I remember also as an altar boy serving one of the regularly scheduled Christmas morning Masses in church, and then inevitably getting pulled aside after Mass to serve one or more other side altar Masses, as all the priests in the community celebrated not the usual one but three Masses that special day.

I remember being nine years old and attending a funeral on Christmas Eve for a schoolmate's brother.

And I remember the anticipation Christmas always created - like the incredible activity that went into baking the traditional Sicilian Christmas cakes every December, some of which got packaged and shipped to far-off relatives and family friends. Then came the excitement of getting out the decorations and Christmas lights and buying a tree. And how the various creche scenes at home, at school, and at church always captivated my imagination, each different nativity scene speaking its distinctive idiom and message.

I remember too the anxiety gift-buying invariably induced in me, which it still sort of does (solved today, however, by giving mainly money and gift cards). I never seemed quite sure what to get people and whether they would like whatever I got them. And I can even remember sometimes getting gifts myself that I didn't particularly care for or couldn't really use for one reason or other, but always carefully pretending to be pleased so as not to hurt the gift-giver's feelings or appear ungrateful myself.

I remember getting older and the disruptions of those transitions in those turbulent times.
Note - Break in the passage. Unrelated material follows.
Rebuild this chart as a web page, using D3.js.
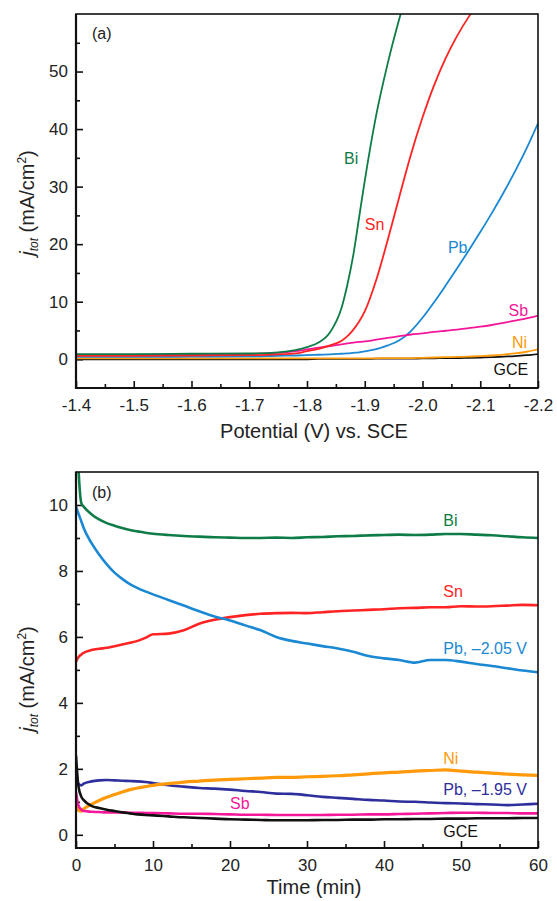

Eventually all the locations of the particular parts of the familiar Christmas rituals changed. Little actually remained the same - except Christmas itself, its enduring significance speaking louder than the disruptive forces of ephemeral change. 

I remember a very special Christmas - Christmas 1981 in the novitiate - an absolutely unique experience with seven other novices and three priests, a day that encapsulated many of the tense struggles and terrific joys of the novitiate experience in our precious "1100 acres of rocks and trees" in northern New Jersey. 

I remember Christmas 1986 in Grand Rapids - perhaps my saddest Christmas ever. Even so what I remember most is happy - Christmas Day afternoon and evening spent in the Grand Rapids common room in friendly conversation with a certain older priest (now sadly in a nursing home).

I remember five Christmas mornings in Toronto celebrating the Missa in Aurora for the Italian community, doing my best with the language of my ancestors. I remember too the last of those Toronto Christmas Days, when I could not find any food at all in the house refrigerator, and so went for a long walk around the neighborhood, eventually stopping in a Second Cup that I was surprised to find open and there making my substitute Christmas dinner out of a cappuccino and a scone. I remember too asking the waiter whether he minded having to work on Christmas, only to be told how much he loved getting the extra holiday pay!

I remember my first Christmas Eve back in New York, celebrating the Children's Mass, and then later that night the excitement of concelebrating Midnight Mass in Hecker's great church and the awe I found myself feeling after kissing the altar and looking down the nave at the amazing crowd that offered the closest impression to the crowds that church was meant to hold and at one time regularly did hold!

I remember feeling that excitement again and again over a succession of 10 such Midnight Masses. I remember too the happy Christmas Eve dinners I enjoyed in subsequent years in NY with the present pastor and his predecessor and the Christmas Day dinner outings orchestrated by the late Fr. Dennis (of blessed memory). 

Christmas dinners come and go, presents increase and diminish, friends and loved ones may be near or far away. Yet Christmas continues to come and work its singular grace in all who, wherever and however they find themselves, listen to the angels' song and seek (however, feebly) to sing it themselves.